-- Aim of the exercise --
Return precisely the span of lines from the top of the material below to the line containing "-0.65, -1.03, -0.25];", both included. Pictures are excluded.

════════════════════

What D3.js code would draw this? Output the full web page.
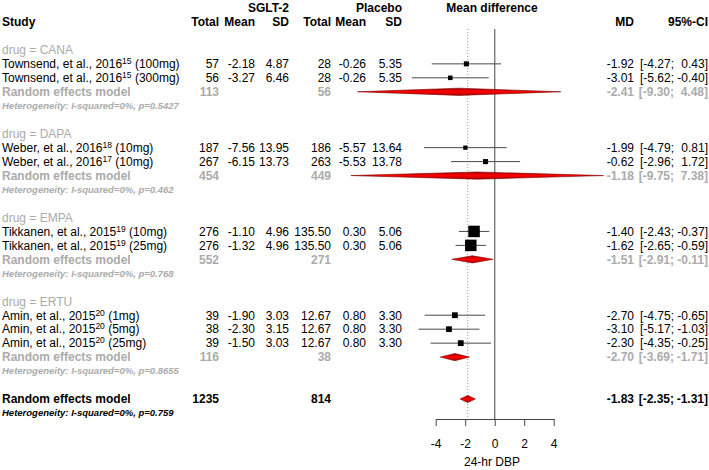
<!DOCTYPE html>
<html><head><meta charset="utf-8">
<script src="https://cdn.jsdelivr.net/npm/d3@7"></script>
<style>
body{margin:0;background:#fff}
svg{display:block}
text{font-family:"Liberation Sans",Arial,Helvetica,sans-serif}
</style>
</head><body>
<svg id="chart" width="709" height="470"></svg>
<script>
// ---------------- data ----------------
const groups = ["CANA", "DAPA", "EMPA", "ERTU"];
const studyAuthor = ["Townsend, et al., 2016", "Townsend, et al., 2016", "Weber, et al., 2016", "Weber, et al., 2016",
  "Tikkanen, et al., 2015", "Tikkanen, et al., 2015", "Amin, et al., 2015", "Amin, et al., 2015", "Amin, et al., 2015"];
const studyRef = ["15", "15", "18", "17", "19", "19", "20", "20", "20"];
const studyDose = ["(100mg)", "(300mg)", "(10mg)", "(10mg)", "(10mg)", "(25mg)", "(1mg)", "(5mg)", "(25mg)"];
const studyGroup = ["CANA", "CANA", "DAPA", "DAPA", "EMPA", "EMPA", "ERTU", "ERTU", "ERTU"];
const sgltTotal = [57, 56, 187, 267, 276, 276, 39, 38, 39];
const sgltMean = [-2.18, -3.27, -7.56, -6.15, -1.10, -1.32, -1.90, -2.30, -1.50];
const sgltSD = [4.87, 6.46, 13.95, 13.73, 4.96, 4.96, 3.03, 3.15, 3.03];
const placeboTotal = [28, 28, 186, 263, 135.50, 135.50, 12.67, 12.67, 12.67];
const placeboMean = [-0.26, -0.26, -5.57, -5.53, 0.30, 0.30, 0.80, 0.80, 0.80];
const placeboSD = [5.35, 5.35, 13.64, 13.78, 5.06, 5.06, 3.30, 3.30, 3.30];
const md = [-1.92, -3.01, -1.99, -0.62, -1.40, -1.62, -2.70, -3.10, -2.30];
const ciLower = [-4.27, -5.62, -4.79, -2.96, -2.43, -2.65, -4.75, -5.17, -4.35];
const ciUpper = [0.43, -0.40, 0.81, 1.72, -0.37, -0.59, -0.65, -1.03, -0.25];

const subTotalSglt = [113, 454, 552, 116];
const subTotalPlacebo = [56, 449, 271, 38];
const subMD = [-2.41, -1.18, -1.51, -2.70];
const subLower = [-9.30, -9.75, -2.91, -3.69];
const subUpper = [4.48, 7.38, -0.11, -1.71];
const subI2 = ["0%", "0%", "0%", "0%"];
const subHetP = ["0.5427", "0.462", "0.768", "0.8655"];

const overallTotalSglt = 1235, overallTotalPlacebo = 814;
const overallMD = -1.83, overallLower = -2.35, overallUpper = -1.31;
const overallI2 = "0%", overallHetP = "0.759";

const xTicks = [-4, -2, 0, 2, 4];
const xLabel = "24-hr DBP";

// ---------------- layout ----------------
const svg = d3.select("#chart");
const FS = 12, FSHET = 9.5;
const GREY = "#ababab";
const x = d3.scaleLinear().domain([-4, 4]).range([435.7, 553.7]);
const y = d3.scaleLinear().domain([0, 28]).range([8, 399]);
const col = { study: 2, sTot: 219, sMean: 255, sSD: 289, pTot: 331, pMean: 366, pSD: 402, md: 634, lo: 674, hi: 708 };

const defs = svg.append("defs");
const grad = defs.append("linearGradient").attr("id", "dg").attr("x1", 0).attr("y1", 0).attr("x2", 0).attr("y2", 1);
grad.append("stop").attr("offset", "0%").attr("stop-color", "#a80000");
grad.append("stop").attr("offset", "50%").attr("stop-color", "#ff0000");
grad.append("stop").attr("offset", "100%").attr("stop-color", "#a80000");

const f2 = v => v.toFixed(2);
const fTot = v => Number.isInteger(v) ? String(v) : v.toFixed(2);

function txt(xp, row, s, opt = {}) {
  return svg.append("text")
    .attr("x", xp).attr("y", y(row)).attr("dy", "0.36em")
    .attr("text-anchor", opt.anchor || "end")
    .attr("font-size", opt.size || FS)
    .attr("font-weight", opt.weight || "normal")
    .attr("font-style", opt.style || "normal")
    .attr("fill", opt.fill || "#000")
    .text(s);
}

// headers
txt(col.sSD, 0, "SGLT-2", { weight: "bold" });
txt(col.pSD, 0, "Placebo", { weight: "bold" });
txt(492, 0, "Mean difference", { weight: "bold", anchor: "middle" });
txt(col.study, 1, "Study", { weight: "bold", anchor: "start" });
txt(col.sTot, 1, "Total", { weight: "bold" });
txt(col.sMean, 1, "Mean", { weight: "bold" });
txt(col.sSD, 1, "SD", { weight: "bold" });
txt(col.pTot, 1, "Total", { weight: "bold" });
txt(col.pMean, 1, "Mean", { weight: "bold" });
txt(col.pSD, 1, "SD", { weight: "bold" });
txt(col.md, 1, "MD", { weight: "bold" });
txt(col.hi, 1, "95%-CI", { weight: "bold" });

// reference lines
const plotG = svg.append("g");
plotG.append("line").attr("x1", x(overallMD)).attr("x2", x(overallMD)).attr("y1", 29).attr("y2", 419)
  .attr("stroke", "#9a9a9a").attr("stroke-width", 1).attr("stroke-dasharray", "1,2");
plotG.append("line").attr("x1", x(0)).attr("x2", x(0)).attr("y1", 29).attr("y2", 419)
  .attr("stroke", "#7a7a7a").attr("stroke-width", 1.4);

// weights for square size
const weights = md.map((d, i) => 1 / Math.pow((ciUpper[i] - ciLower[i]) / 3.92, 2));
const sq = d3.scaleSqrt().domain([0, d3.max(weights)]).range([0, 11.5]);

function ciText(row, m, lo, hi, opt) {
  txt(col.md, row, f2(m), opt);
  txt(col.lo, row, "[" + f2(lo) + ";", opt);
  txt(col.hi, row, f2(hi) + "]", opt);
}
function diamond(row, m, lo, hi) {
  const yc = y(row), h = 3.6;
  plotG.append("path")
    .attr("d", `M${x(lo)},${yc}L${x(m)},${yc - h}L${x(hi)},${yc}L${x(m)},${yc + h}Z`)
    .attr("fill", "url(#dg)").attr("stroke", "#7a0000").attr("stroke-width", 0.6);
}

let r = 3;
groups.forEach((g, gi) => {
  txt(col.study, r, "drug = " + g, { anchor: "start", fill: GREY });
  r++;
  studyGroup.forEach((sg, i) => {
    if (sg !== g) return;
    const t = svg.append("text").attr("x", col.study).attr("y", y(r)).attr("dy", "0.36em")
      .attr("font-size", FS).attr("fill", "#000");
    t.append("tspan").text(studyAuthor[i]);
    t.append("tspan").attr("font-size", 8.5).attr("dy", -4).text(studyRef[i]);
    t.append("tspan").attr("dy", 4).text(" " + studyDose[i]);
    txt(col.sTot, r, fTot(sgltTotal[i]));
    txt(col.sMean, r, f2(sgltMean[i]));
    txt(col.sSD, r, f2(sgltSD[i]));
    txt(col.pTot, r, fTot(placeboTotal[i]));
    txt(col.pMean, r, f2(placeboMean[i]));
    txt(col.pSD, r, f2(placeboSD[i]));
    ciText(r, md[i], ciLower[i], ciUpper[i], {});
    const yc = y(r);
    plotG.append("line").attr("x1", x(ciLower[i])).attr("x2", x(ciUpper[i])).attr("y1", yc).attr("y2", yc)
      .attr("stroke", "#4a4a4a").attr("stroke-width", 1);
    const s = sq(weights[i]);
    plotG.append("rect").attr("x", x(md[i]) - s / 2).attr("y", yc - s / 2).attr("width", s).attr("height", s)
      .attr("fill", "#000");
    r++;
  });
  txt(col.study, r, "Random effects model", { anchor: "start", weight: "bold", fill: GREY });
  txt(col.sTot, r, fTot(subTotalSglt[gi]), { weight: "bold", fill: GREY });
  txt(col.pTot, r, fTot(subTotalPlacebo[gi]), { weight: "bold", fill: GREY });
  ciText(r, subMD[gi], subLower[gi], subUpper[gi], { weight: "bold", fill: GREY });
  diamond(r, subMD[gi], subLower[gi], subUpper[gi]);
  r++;
  txt(col.study, r, "Heterogeneity: I-squared=" + subI2[gi] + ", p=" + subHetP[gi],
    { anchor: "start", weight: "bold", style: "italic", size: FSHET, fill: GREY });
  r += 2;
});

txt(col.study, r, "Random effects model", { anchor: "start", weight: "bold" });
txt(col.sTot, r, fTot(overallTotalSglt), { weight: "bold" });
txt(col.pTot, r, fTot(overallTotalPlacebo), { weight: "bold" });
ciText(r, overallMD, overallLower, overallUpper, { weight: "bold" });
diamond(r, overallMD, overallLower, overallUpper);
r++;
txt(col.study, r, "Heterogeneity: I-squared=" + overallI2 + ", p=" + overallHetP,
  { anchor: "start", weight: "bold", style: "italic", size: FSHET });

// axis
const axis = d3.axisBottom(x).tickValues(xTicks).tickFormat(d => String(d)).tickSize(7).tickSizeOuter(0).tickPadding(13);
const ag = svg.append("g").attr("transform", "translate(0,419)").call(axis);
ag.select(".domain").attr("stroke", "#444");
ag.selectAll(".tick line").attr("stroke", "#444");
ag.selectAll(".tick text").attr("font-size", FS).attr("fill", "#000")
  .attr("font-family", '"Liberation Sans",Arial,Helvetica,sans-serif');
svg.append("text").attr("x", 492).attr("y", 466).attr("text-anchor", "middle").attr("font-size", FS).text(xLabel);
</script>
</body></html>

════════════════════

-- Worked solution --
What D3.js code would draw this? Output the full web page.
<!DOCTYPE html>
<html><head><meta charset="utf-8">
<script src="https://cdn.jsdelivr.net/npm/d3@7"></script>
<style>
body{margin:0;background:#fff}
svg{display:block}
text{font-family:"Liberation Sans",Arial,Helvetica,sans-serif}
</style>
</head><body>
<svg id="chart" width="709" height="470"></svg>
<script>
// ---------------- data ----------------
const groups = ["CANA", "DAPA", "EMPA", "ERTU"];
const studyAuthor = ["Townsend, et al., 2016", "Townsend, et al., 2016", "Weber, et al., 2016", "Weber, et al., 2016",
  "Tikkanen, et al., 2015", "Tikkanen, et al., 2015", "Amin, et al., 2015", "Amin, et al., 2015", "Amin, et al., 2015"];
const studyRef = ["15", "15", "18", "17", "19", "19", "20", "20", "20"];
const studyDose = ["(100mg)", "(300mg)", "(10mg)", "(10mg)", "(10mg)", "(25mg)", "(1mg)", "(5mg)", "(25mg)"];
const studyGroup = ["CANA", "CANA", "DAPA", "DAPA", "EMPA", "EMPA", "ERTU", "ERTU", "ERTU"];
const sgltTotal = [57, 56, 187, 267, 276, 276, 39, 38, 39];
const sgltMean = [-2.18, -3.27, -7.56, -6.15, -1.10, -1.32, -1.90, -2.30, -1.50];
const sgltSD = [4.87, 6.46, 13.95, 13.73, 4.96, 4.96, 3.03, 3.15, 3.03];
const placeboTotal = [28, 28, 186, 263, 135.50, 135.50, 12.67, 12.67, 12.67];
const placeboMean = [-0.26, -0.26, -5.57, -5.53, 0.30, 0.30, 0.80, 0.80, 0.80];
const placeboSD = [5.35, 5.35, 13.64, 13.78, 5.06, 5.06, 3.30, 3.30, 3.30];
const md = [-1.92, -3.01, -1.99, -0.62, -1.40, -1.62, -2.70, -3.10, -2.30];
const ciLower = [-4.27, -5.62, -4.79, -2.96, -2.43, -2.65, -4.75, -5.17, -4.35];
const ciUpper = [0.43, -0.40, 0.81, 1.72, -0.37, -0.59, -0.65, -1.03, -0.25];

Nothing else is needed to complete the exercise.